Exercise
Drop the pictures, then extract the listing word for word.

Given material
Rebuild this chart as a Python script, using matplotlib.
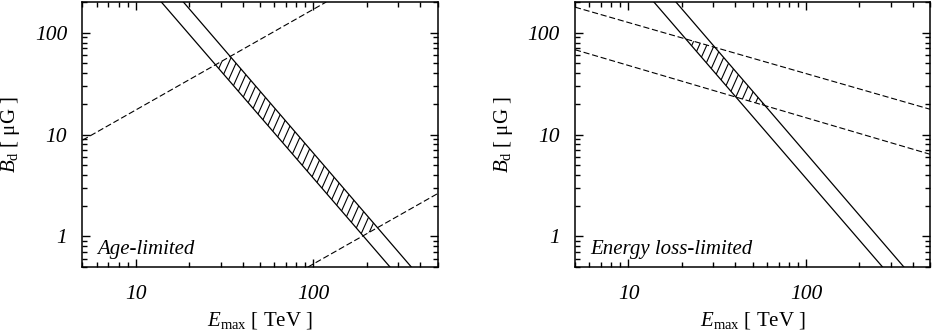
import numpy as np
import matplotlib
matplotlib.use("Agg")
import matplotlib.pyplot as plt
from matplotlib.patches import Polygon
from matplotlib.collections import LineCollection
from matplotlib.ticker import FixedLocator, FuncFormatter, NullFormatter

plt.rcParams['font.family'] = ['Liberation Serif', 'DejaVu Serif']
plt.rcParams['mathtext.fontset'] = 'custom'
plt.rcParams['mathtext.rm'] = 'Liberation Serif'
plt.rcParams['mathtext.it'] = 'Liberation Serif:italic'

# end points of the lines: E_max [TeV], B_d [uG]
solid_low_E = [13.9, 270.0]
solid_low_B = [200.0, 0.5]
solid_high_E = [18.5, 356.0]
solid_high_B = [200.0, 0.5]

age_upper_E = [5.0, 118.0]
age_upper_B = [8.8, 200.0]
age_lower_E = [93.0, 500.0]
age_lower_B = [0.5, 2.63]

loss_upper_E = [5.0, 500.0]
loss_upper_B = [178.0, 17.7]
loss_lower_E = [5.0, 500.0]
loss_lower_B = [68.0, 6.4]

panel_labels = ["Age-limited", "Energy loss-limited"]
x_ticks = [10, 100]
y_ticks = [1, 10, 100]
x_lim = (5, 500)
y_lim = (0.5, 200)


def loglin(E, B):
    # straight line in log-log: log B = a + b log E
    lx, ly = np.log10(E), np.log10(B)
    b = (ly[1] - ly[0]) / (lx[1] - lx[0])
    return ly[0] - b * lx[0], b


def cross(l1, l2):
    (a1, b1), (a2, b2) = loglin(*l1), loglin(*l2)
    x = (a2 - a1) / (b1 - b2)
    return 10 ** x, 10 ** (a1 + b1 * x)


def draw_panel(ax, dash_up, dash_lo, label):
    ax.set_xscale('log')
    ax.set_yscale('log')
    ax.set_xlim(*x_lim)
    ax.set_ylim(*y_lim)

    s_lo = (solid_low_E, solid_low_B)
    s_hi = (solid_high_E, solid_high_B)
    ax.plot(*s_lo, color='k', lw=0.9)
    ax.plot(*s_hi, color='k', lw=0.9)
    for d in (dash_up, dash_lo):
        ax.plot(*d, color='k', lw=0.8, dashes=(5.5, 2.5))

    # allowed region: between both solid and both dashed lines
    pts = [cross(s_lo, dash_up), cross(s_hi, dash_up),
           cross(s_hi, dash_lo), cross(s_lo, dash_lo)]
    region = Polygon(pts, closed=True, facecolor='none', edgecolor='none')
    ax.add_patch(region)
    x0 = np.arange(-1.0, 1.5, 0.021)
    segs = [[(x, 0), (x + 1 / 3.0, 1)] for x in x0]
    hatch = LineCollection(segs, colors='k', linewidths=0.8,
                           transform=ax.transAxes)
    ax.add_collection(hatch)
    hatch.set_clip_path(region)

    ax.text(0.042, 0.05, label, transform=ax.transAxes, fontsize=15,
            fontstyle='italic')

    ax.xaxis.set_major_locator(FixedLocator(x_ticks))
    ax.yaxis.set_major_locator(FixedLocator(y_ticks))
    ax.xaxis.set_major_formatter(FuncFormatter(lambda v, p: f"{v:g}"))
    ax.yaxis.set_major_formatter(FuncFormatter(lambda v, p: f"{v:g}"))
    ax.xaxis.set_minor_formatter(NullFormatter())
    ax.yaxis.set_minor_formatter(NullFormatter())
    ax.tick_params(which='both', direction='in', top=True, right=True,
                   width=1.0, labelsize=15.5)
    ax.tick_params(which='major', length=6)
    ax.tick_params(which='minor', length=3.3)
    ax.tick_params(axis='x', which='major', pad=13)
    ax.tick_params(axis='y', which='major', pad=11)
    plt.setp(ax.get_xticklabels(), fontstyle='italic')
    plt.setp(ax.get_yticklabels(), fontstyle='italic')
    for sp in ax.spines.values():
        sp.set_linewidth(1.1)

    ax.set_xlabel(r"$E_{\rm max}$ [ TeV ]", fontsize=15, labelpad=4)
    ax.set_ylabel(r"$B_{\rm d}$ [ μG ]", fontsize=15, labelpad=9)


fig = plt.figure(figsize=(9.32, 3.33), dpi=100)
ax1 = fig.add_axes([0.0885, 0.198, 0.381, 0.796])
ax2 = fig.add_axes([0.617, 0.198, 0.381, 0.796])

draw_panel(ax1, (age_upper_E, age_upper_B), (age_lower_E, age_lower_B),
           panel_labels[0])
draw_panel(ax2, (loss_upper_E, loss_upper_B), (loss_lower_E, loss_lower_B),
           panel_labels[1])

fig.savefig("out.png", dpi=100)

Written answer
Rebuild this chart as a Python script, using matplotlib.
import numpy as np
import matplotlib
matplotlib.use("Agg")
import matplotlib.pyplot as plt
from matplotlib.patches import Polygon
from matplotlib.collections import LineCollection
from matplotlib.ticker import FixedLocator, FuncFormatter, NullFormatter

plt.rcParams['font.family'] = ['Liberation Serif', 'DejaVu Serif']
plt.rcParams['mathtext.fontset'] = 'custom'
plt.rcParams['mathtext.rm'] = 'Liberation Serif'
plt.rcParams['mathtext.it'] = 'Liberation Serif:italic'

# end points of the lines: E_max [TeV], B_d [uG]
solid_low_E = [13.9, 270.0]
solid_low_B = [200.0, 0.5]
solid_high_E = [18.5, 356.0]
solid_high_B = [200.0, 0.5]

age_upper_E = [5.0, 118.0]
age_upper_B = [8.8, 200.0]
age_lower_E = [93.0, 500.0]
age_lower_B = [0.5, 2.63]

loss_upper_E = [5.0, 500.0]
loss_upper_B = [178.0, 17.7]
loss_lower_E = [5.0, 500.0]
loss_lower_B = [68.0, 6.4]

panel_labels = ["Age-limited", "Energy loss-limited"]
x_ticks = [10, 100]
y_ticks = [1, 10, 100]
x_lim = (5, 500)
y_lim = (0.5, 200)


def loglin(E, B):
    # straight line in log-log: log B = a + b log E
    lx, ly = np.log10(E), np.log10(B)
    b = (ly[1] - ly[0]) / (lx[1] - lx[0])
    return ly[0] - b * lx[0], b


def cross(l1, l2):
    (a1, b1), (a2, b2) = loglin(*l1), loglin(*l2)
    x = (a2 - a1) / (b1 - b2)
    return 10 ** x, 10 ** (a1 + b1 * x)


def draw_panel(ax, dash_up, dash_lo, label):
    ax.set_xscale('log')
    ax.set_yscale('log')
    ax.set_xlim(*x_lim)
    ax.set_ylim(*y_lim)

    s_lo = (solid_low_E, solid_low_B)
    s_hi = (solid_high_E, solid_high_B)
    ax.plot(*s_lo, color='k', lw=0.9)
    ax.plot(*s_hi, color='k', lw=0.9)
    for d in (dash_up, dash_lo):
        ax.plot(*d, color='k', lw=0.8, dashes=(5.5, 2.5))

    # allowed region: between both solid and both dashed lines
    pts = [cross(s_lo, dash_up), cross(s_hi, dash_up),
           cross(s_hi, dash_lo), cross(s_lo, dash_lo)]
    region = Polygon(pts, closed=True, facecolor='none', edgecolor='none')
    ax.add_patch(region)
    x0 = np.arange(-1.0, 1.5, 0.021)
    segs = [[(x, 0), (x + 1 / 3.0, 1)] for x in x0]
    hatch = LineCollection(segs, colors='k', linewidths=0.8,
                           transform=ax.transAxes)
    ax.add_collection(hatch)
    hatch.set_clip_path(region)

    ax.text(0.042, 0.05, label, transform=ax.transAxes, fontsize=15,
            fontstyle='italic')

    ax.xaxis.set_major_locator(FixedLocator(x_ticks))
    ax.yaxis.set_major_locator(FixedLocator(y_ticks))
    ax.xaxis.set_major_formatter(FuncFormatter(lambda v, p: f"{v:g}"))
    ax.yaxis.set_major_formatter(FuncFormatter(lambda v, p: f"{v:g}"))
    ax.xaxis.set_minor_formatter(NullFormatter())
    ax.yaxis.set_minor_formatter(NullFormatter())
    ax.tick_params(which='both', direction='in', top=True, right=True,
                   width=1.0, labelsize=15.5)
    ax.tick_params(which='major', length=6)
    ax.tick_params(which='minor', length=3.3)
    ax.tick_params(axis='x', which='major', pad=13)
    ax.tick_params(axis='y', which='major', pad=11)
    plt.setp(ax.get_xticklabels(), fontstyle='italic')
    plt.setp(ax.get_yticklabels(), fontstyle='italic')
    for sp in ax.spines.values():
        sp.set_linewidth(1.1)

    ax.set_xlabel(r"$E_{\rm max}$ [ TeV ]", fontsize=15, labelpad=4)
    ax.set_ylabel(r"$B_{\rm d}$ [ μG ]", fontsize=15, labelpad=9)


fig = plt.figure(figsize=(9.32, 3.33), dpi=100)
ax1 = fig.add_axes([0.0885, 0.198, 0.381, 0.796])
ax2 = fig.add_axes([0.617, 0.198, 0.381, 0.796])

draw_panel(ax1, (age_upper_E, age_upper_B), (age_lower_E, age_lower_B),
           panel_labels[0])
draw_panel(ax2, (loss_upper_E, loss_upper_B), (loss_lower_E, loss_lower_B),
           panel_labels[1])

fig.savefig("out.png", dpi=100)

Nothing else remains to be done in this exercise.